2011 Pithium rot Weingut von Bassermann-Jordan Pfalz 
Noch ein toller Amphorenwein, diesmal aus der Pfalz von der Rebsorte Cabernet-Sauvignon. Uli Mell, der Chef de Cave im Weingut hat ja schon viele Jahre bewiesen, welch sensibler und präziser Weinmacher er ist. So wundert es mich auch nicht, dass er gleich im ersten Jahrgang 2011 aus Cabernet und Amphore ein exzellentes Tröpfchen hat bereiten können. Die Trauben wachsen in Ruppertsberger Toplagen auf sandigem Lehm und Buntsandsteinverwitterung. Hochreife und gesunde Trauben wurden geerntet, von Hand entrappt und von Hand gequetscht!! Die Maische kam dann in 230 Liter Tonamphoren, die in Spanien produziert wurden. Der Most wurde regelmäßig überschwallt während der Gärung und blieb bis April 2012 in der Amphore, wurde dann noch 6 Wochen auf der Feinhefe im Holzfass zur Klärung gelagert und anschließend abgefüllt. Super konzentrierte Frucht, Kirsche und Schwarze Johannisbeere. Charaktervoll, tiefgründig und nachhaltig, ganz spannend. Ist jetzt ziemlich auf dem Punkt, hält dies aber sicher noch über Jahre. Nachfolgejahrgang 2015 49. Restflaschen und Magnum 2011 in der Schatzkammer – Verhandlungssache! 
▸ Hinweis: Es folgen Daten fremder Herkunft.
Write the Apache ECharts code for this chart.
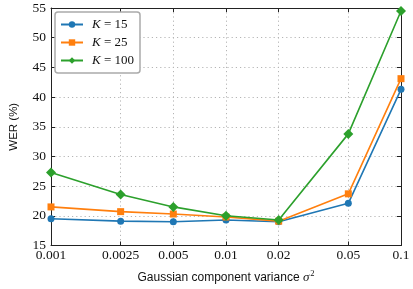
<!DOCTYPE html>
<html><head><meta charset="utf-8">
<script src="https://cdn.jsdelivr.net/npm/echarts@6/dist/echarts.min.js"></script>
<style>html,body{margin:0;padding:0;background:#fff}#c{width:413px;height:289px}</style>
</head><body><div id="c"></div>
<script>
const variances = [0.001, 0.0025, 0.005, 0.01, 0.02, 0.05, 0.1];
const tickLabels = ['0.001', '0.0025', '0.005', '0.01', '0.02', '0.05', '0.1'];
const werK15 = [19.5, 19.1, 19.0, 19.3, 19.0, 22.1, 41.3];
const werK25 = [21.5, 20.7, 20.3, 19.8, 19.1, 23.7, 43.1];
const werK100 = [27.3, 23.6, 21.5, 20.0, 19.3, 33.8, 54.5];
const seriesNames = ['15', '25', '100'];

const colors = ['#1f77b4', '#ff7f0e', '#2ca02c'];
const symbols = ['circle', 'rect', 'diamond'];
const symSizes = [7, 7, 10];
const all = [werK15, werK25, werK100];
const serif = '"Liberation Serif", "Times New Roman", serif';
const sans = '"Liberation Sans", Arial, sans-serif';

const fmtX = v => {
  for (let i = 0; i < variances.length; i++) if (Math.abs(v - variances[i]) / variances[i] < 1e-6) return tickLabels[i];
  return '';
};
const gridDot = {show: true, lineStyle: {color: '#b5b5b5', type: [1.2, 3], width: 1}};
const axisCol = '#222';

const chart = echarts.init(document.getElementById('c'), null, {renderer: 'canvas'});
chart.setOption({
  animation: false,
  grid: {left: 50, right: 12, top: 8, bottom: 35, containLabel: false},
  legend: {
    left: 55, top: 12, orient: 'vertical',
    backgroundColor: '#fff', borderColor: '#aaa', borderWidth: 1.5, borderRadius: 3,
    padding: [5, 6, 5, 5], itemGap: 3, itemWidth: 22, itemHeight: 8,
    data: seriesNames.map(n => 'K = ' + n),
    formatter: name => '{i|K} = ' + name.slice(4),
    textStyle: {fontFamily: serif, fontSize: 13, color: '#111', padding: [0, 0, 0, 4], lineHeight: 15,
      rich: {i: {fontFamily: serif, fontStyle: 'italic', fontSize: 13, color: '#111', lineHeight: 15}}}
  },
  xAxis: [{
    type: 'log', logBase: 10, min: 0.001, max: 0.1,
    name: 'Gaussian component variance {s|σ}{p|2}', nameLocation: 'middle', nameGap: 24,
    nameTextStyle: {fontFamily: sans, fontSize: 12, color: '#111',
      rich: {s: {fontFamily: serif, fontStyle: 'italic', fontSize: 13, color: '#111'},
             p: {fontFamily: serif, fontSize: 8.5, color: '#111', padding: [0, 0, 7, 1]}}},
    axisLine: {show: true, lineStyle: {color: axisCol, width: 1}},
    axisTick: {show: true, inside: true, length: 4, customValues: variances, lineStyle: {color: axisCol}},
    minorTick: {show: false},
    axisLabel: {customValues: variances, formatter: fmtX, fontFamily: serif, fontSize: 13.5, color: '#111', margin: 3},
    splitLine: gridDot
  }, {
    type: 'log', logBase: 10, min: 0.001, max: 0.1, position: 'top',
    axisLine: {show: true, lineStyle: {color: axisCol, width: 1}},
    axisTick: {show: true, inside: true, length: 4, customValues: variances, lineStyle: {color: axisCol}},
    axisLabel: {show: false}, splitLine: {show: false}
  }],
  yAxis: [{
    type: 'value', min: 15, max: 55, interval: 5,
    name: 'WER (%)', nameLocation: 'middle', nameGap: 31,
    nameTextStyle: {fontFamily: sans, fontSize: 11.5, color: '#111'},
    axisLine: {show: true, lineStyle: {color: axisCol, width: 1}},
    axisTick: {show: true, inside: true, length: 4, lineStyle: {color: axisCol}},
    axisLabel: {fontFamily: serif, fontSize: 13.5, color: '#111', margin: 5},
    splitLine: gridDot
  }, {
    type: 'value', min: 15, max: 55, interval: 5, position: 'right',
    axisLine: {show: true, lineStyle: {color: axisCol, width: 1}},
    axisTick: {show: true, inside: true, length: 4, lineStyle: {color: axisCol}},
    axisLabel: {show: false}, splitLine: {show: false}
  }],
  series: all.map((vals, k) => ({
    name: 'K = ' + seriesNames[k], type: 'line',
    data: variances.map((x, i) => [x, vals[i]]),
    symbol: symbols[k], symbolSize: symSizes[k],
    lineStyle: {color: colors[k], width: 1.6},
    itemStyle: {color: colors[k]},
    clip: false, z: 3 + k
  }))
});
</script></body></html>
2016 Weißburgunder Brigid Birgit Braunstein Burgenland 
Oft haben wir uns schon gefragt, ist der Weißburgunder eine wirklich große Rebsorte oder nicht? Die Elsässer haben sich ja dagegen entschieden und ihr keinen Grand Cru Status zugebilligt. Trotzdem gibt es in letzter Zeit einige Exemplare, die aufhorchen lassen. Neben Kirchberg von Salwey, Gras im Ofen von Heger oder Mandelberg von Wehrheim hat uns der Pinot Blanc Brigid von Birgit Braunstein aus dem Burgenland besonders gefallen. Der Name kommt von der keltischen Göttin des Lichtes und die Reben wachsen auf der Schieferlage Edelgraben im Leithagebirge unweit eines keltischen Kraftortes. Maischestandzeit von 21 Tagen, danach ein Jahr Lagerung ohne Schwefelzugabe in gebrauchten 500 Liter Fässern auf der Vollhefe. Durchgegoren mit poentierter Säure präsentiert er sich mit Aromen von Marzipan, Grafit, Haselnussmus und weißen Blüten. Mineralisch mit einer deutlichen Portion Gerbstoff und schönem Nachhall. Ein absoluter Essenswein zu gebratenem Fisch oder kräftigen Gemüsegerichten (Ratatouille). Sehr viel Wein bei lediglich 12,5% Alkohol. 29,50€ 

Es gäbe sicher noch eine ganze Reihe anderer Weine, bei denen es sich lohnen würde, sie hier zu präsentieren. Beispielsweise die ungeschwefelten Weine von Huillon-Overnoy aus dem Jura, weiß und rot, die ich besonders liebe, übrigens schon seit dem Jahrgang 1999! Ich möchte es aber dabei belassen um exemplarisch zu zeigen, dass es tolle „Naturweine“ gibt, die auch einem Freund von Rebsorte und Lage gefallen können.